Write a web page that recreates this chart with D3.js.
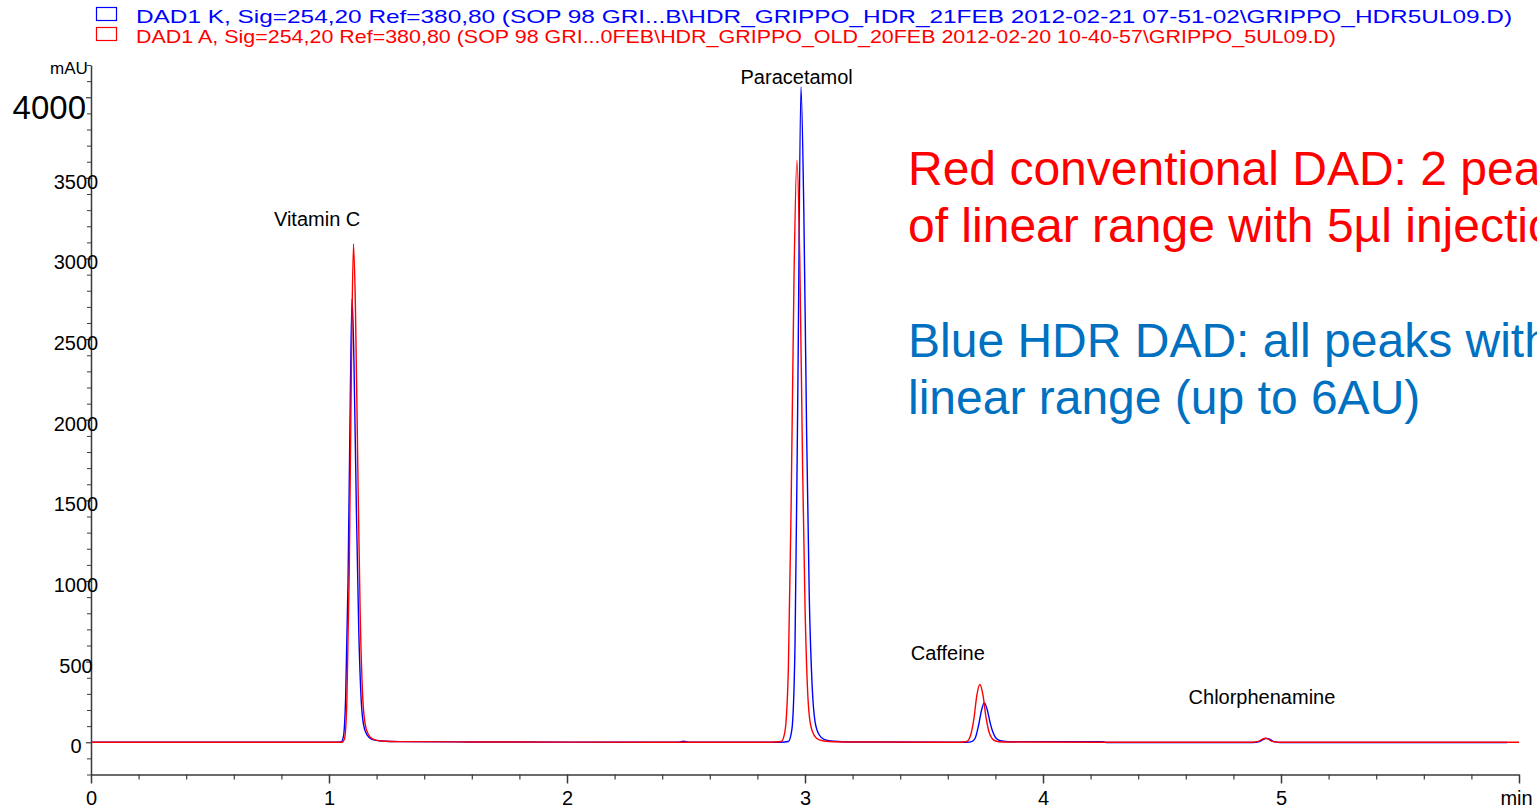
<!DOCTYPE html>
<html>
<head>
<meta charset="utf-8">
<script src="https://cdn.jsdelivr.net/npm/d3@7"></script>
<style>
  html, body { margin: 0; padding: 0; background: #fff; overflow: hidden; }
  svg { display: block; font-family: "Liberation Sans", Arial, sans-serif; }
</style>
</head>
<body>
<svg id="chart" width="1537" height="812"></svg>
<script>
// ---------- data ----------
const legendLabels = [
  "DAD1 K, Sig=254,20 Ref=380,80 (SOP 98 GRI...B\\HDR_GRIPPO_HDR_21FEB 2012-02-21 07-51-02\\GRIPPO_HDR5UL09.D)",
  "DAD1 A, Sig=254,20 Ref=380,80 (SOP 98 GRI...0FEB\\HDR_GRIPPO_OLD_20FEB 2012-02-20 10-40-57\\GRIPPO_5UL09.D)"
];
const seriesColors = ["#0000ff", "#ff0000"];

const xTickValues = [0, 1, 2, 3, 4, 5, 6];
const xTickLabels = ["0", "1", "2", "3", "4", "5", "min"];
const yTickValues = [0, 500, 1000, 1500, 2000, 2500, 3000, 3500, 4000];

// HDR DAD (blue): [time (min), absorbance (mAU)]
const blueTrace = [
  [0.00, 0], [0.50, 0], [1.00, 0], [1.050, 2], [1.060, 30], [1.070, 280], [1.080, 1000],
  [1.090, 2200], [1.097, 2750], [1.105, 2350], [1.115, 1450], [1.125, 700], [1.135, 270],
  [1.145, 110], [1.160, 45], [1.180, 18], [1.220, 8], [1.300, 4], [1.60, 2], [2.00, 1],
  [2.470, 0], [2.490, 6], [2.510, 0], [2.90, 0], [2.930, 5], [2.945, 80], [2.958, 600],
  [2.970, 2200], [2.983, 4065], [2.995, 3300], [3.007, 1900], [3.018, 900], [3.030, 350],
  [3.042, 130], [3.060, 45], [3.080, 18], [3.120, 6], [3.200, 2], [3.60, 0], [3.680, 0],
  [3.700, 4], [3.715, 25], [3.730, 110], [3.742, 200], [3.753, 246], [3.766, 200],
  [3.778, 120], [3.790, 60], [3.805, 22], [3.825, 8], [3.860, 3], [3.900, 4], [4.250, 4],
  [4.270, -2], [4.880, -2], [4.910, 4], [4.925, 17], [4.940, 24], [4.955, 17], [4.970, 4],
  [5.000, -2], [5.950, -2]
];

// Conventional DAD (red): [time (min), absorbance (mAU)]
const redTrace = [
  [0.00, 0], [0.50, 0], [1.00, 0], [1.055, 0], [1.065, 20], [1.075, 250], [1.085, 1050],
  [1.095, 2450], [1.103, 3090], [1.111, 2700], [1.121, 1700], [1.131, 800], [1.141, 300],
  [1.151, 120], [1.165, 50], [1.185, 20], [1.220, 8], [1.300, 4], [1.60, 2], [2.00, 1],
  [2.85, 0], [2.900, 5], [2.915, 60], [2.930, 450], [2.942, 1500], [2.954, 2900],
  [2.966, 3610], [2.978, 3000], [2.990, 1700], [3.000, 850], [3.010, 350], [3.022, 120],
  [3.040, 40], [3.060, 15], [3.100, 5], [3.200, 2], [3.60, 0], [3.650, 0], [3.680, 5],
  [3.695, 40], [3.710, 150], [3.722, 290], [3.735, 358], [3.748, 290], [3.760, 160],
  [3.772, 70], [3.785, 25], [3.800, 8], [3.830, 2], [4.250, 0], [4.880, 0], [4.905, 5],
  [4.920, 18], [4.934, 25], [4.948, 18], [4.962, 5], [4.990, 0], [6.000, 0]
];

const peakNames = ["Vitamin C", "Paracetamol", "Caffeine", "Chlorphenamine"];
const peakLabelTimes = [0.95, 2.965, 3.6, 4.92];
const peakLabelMAU = [3200, 4085, 510, 235];

const noteRed = ["Red conventional DAD: 2 peaks out", "of linear range with 5µl injection"];
const noteBlue = ["Blue HDR DAD: all peaks within", "linear range (up to 6AU)"];

// ---------- drawing ----------
const svg = d3.select("#chart");
const x = d3.scaleLinear().domain([0, 6]).range([91, 1519]);
const y = d3.scaleLinear().domain([-200, 4200]).range([774.5, 65]);
const axisColor = "#3a3a3a";

// legend
legendLabels.forEach((txt, i) => {
  const top = 7 + i * 20;
  svg.append("rect").attr("x", 96.5).attr("y", top + 0.5).attr("width", 20).attr("height", 13)
    .attr("fill", "none").attr("stroke", seriesColors[i]).attr("stroke-width", 1.2);
  svg.append("text").attr("x", 136).attr("y", top + 16)
    .attr("font-size", 19).attr("fill", seriesColors[i])
    .attr("textLength", i === 0 ? 1376 : 1200).attr("lengthAdjust", "spacingAndGlyphs")
    .text(txt);
});

// x axis
const xMinor = d3.range(0, 30).map(i => i * 0.2).filter(v => Math.abs(v - Math.round(v)) > 1e-6);
svg.append("g").attr("transform", "translate(0,774.5)")
  .call(d3.axisBottom(x).tickValues(xMinor).tickSize(5).tickFormat(""))
  .call(g => g.select(".domain").remove())
  .call(g => g.selectAll("line").attr("stroke", axisColor).attr("stroke-width", 1.2));
const gx = svg.append("g").attr("transform", "translate(0,774.5)")
  .call(d3.axisBottom(x).tickValues(xTickValues).tickSize(9).tickPadding(7)
    .tickFormat((d, i) => xTickLabels[i]).tickSizeOuter(0));
gx.select(".domain").attr("stroke", axisColor).attr("stroke-width", 1.5);
gx.selectAll("line").attr("stroke", axisColor).attr("stroke-width", 1.5);
gx.selectAll("text").attr("font-size", 20).attr("fill", "#000")
  .attr("font-family", "Liberation Sans, Arial, sans-serif");
gx.selectAll("text").filter((d, i) => xTickLabels[i] === "min").attr("dx", -3);

// y axis
const yMinor = d3.range(-200, 4201, 100).filter(v => v % 500 !== 0);
svg.append("g").attr("transform", "translate(91,0)")
  .call(d3.axisLeft(y).tickValues(yMinor).tickSize(4).tickFormat(""))
  .call(g => g.select(".domain").remove())
  .call(g => g.selectAll("line").attr("stroke", axisColor).attr("stroke-width", 1));
const gy = svg.append("g").attr("transform", "translate(91,0)")
  .call(d3.axisLeft(y).tickValues(yTickValues).tickSize(5).tickFormat(d3.format("d")).tickSizeOuter(0));
gy.select(".domain").attr("stroke", axisColor).attr("stroke-width", 1.5);
gy.selectAll("line").attr("stroke", axisColor).attr("stroke-width", 1.2);
gy.selectAll("text")
  .attr("font-size", d => d === 4000 ? 33 : 20)
  .attr("fill", "#000")
  .attr("font-family", "Liberation Sans, Arial, sans-serif")
  .attr("text-anchor", d => d === 4000 ? "end" : "middle")
  .attr("x", d => d === 4000 ? -5 : -15)
  .attr("dy", d => d === 4000 ? "0.72em" : "0.52em")
  .attr("y", d => d === 4000 ? -3 : 0);

svg.append("text").attr("x", 69).attr("y", 74).attr("text-anchor", "middle")
  .attr("font-size", 17).attr("fill", "#000").text("mAU");

// traces
const line = d3.line().x(d => x(d[0])).y(d => y(d[1])).curve(d3.curveMonotoneX);
[blueTrace, redTrace].forEach((tr, i) => {
  svg.append("path").datum(tr).attr("d", line)
    .attr("fill", "none").attr("stroke", seriesColors[i]).attr("stroke-width", 1.4)
    .attr("stroke-linejoin", "round");
});

// peak labels
peakNames.forEach((n, i) => {
  svg.append("text").attr("x", x(peakLabelTimes[i])).attr("y", y(peakLabelMAU[i]))
    .attr("text-anchor", "middle").attr("font-size", 20).attr("fill", "#000").text(n);
});

// annotations (the reference lets these run past the right edge)
noteRed.forEach((t, i) => {
  svg.append("text").attr("x", 908).attr("y", 185 + i * 57).attr("font-size", 48)
    .attr("fill", "#ff0000").text(t);
});
noteBlue.forEach((t, i) => {
  svg.append("text").attr("x", 908).attr("y", 357 + i * 57).attr("font-size", 48)
    .attr("fill", "#0070c0").text(t);
});
</script>
</body>
</html>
■ ■ ■ ■ ■
[Your task] Please extract exactly the lines of the data, from the first through the line containing "3000, 3500, 4000];", and add no pictures to the copy.

[Solution to this exercise]
Write a web page that recreates this chart with D3.js.
<!DOCTYPE html>
<html>
<head>
<meta charset="utf-8">
<script src="https://cdn.jsdelivr.net/npm/d3@7"></script>
<style>
  html, body { margin: 0; padding: 0; background: #fff; overflow: hidden; }
  svg { display: block; font-family: "Liberation Sans", Arial, sans-serif; }
</style>
</head>
<body>
<svg id="chart" width="1537" height="812"></svg>
<script>
// ---------- data ----------
const legendLabels = [
  "DAD1 K, Sig=254,20 Ref=380,80 (SOP 98 GRI...B\\HDR_GRIPPO_HDR_21FEB 2012-02-21 07-51-02\\GRIPPO_HDR5UL09.D)",
  "DAD1 A, Sig=254,20 Ref=380,80 (SOP 98 GRI...0FEB\\HDR_GRIPPO_OLD_20FEB 2012-02-20 10-40-57\\GRIPPO_5UL09.D)"
];
const seriesColors = ["#0000ff", "#ff0000"];

const xTickValues = [0, 1, 2, 3, 4, 5, 6];
const xTickLabels = ["0", "1", "2", "3", "4", "5", "min"];
const yTickValues = [0, 500, 1000, 1500, 2000, 2500, 3000, 3500, 4000];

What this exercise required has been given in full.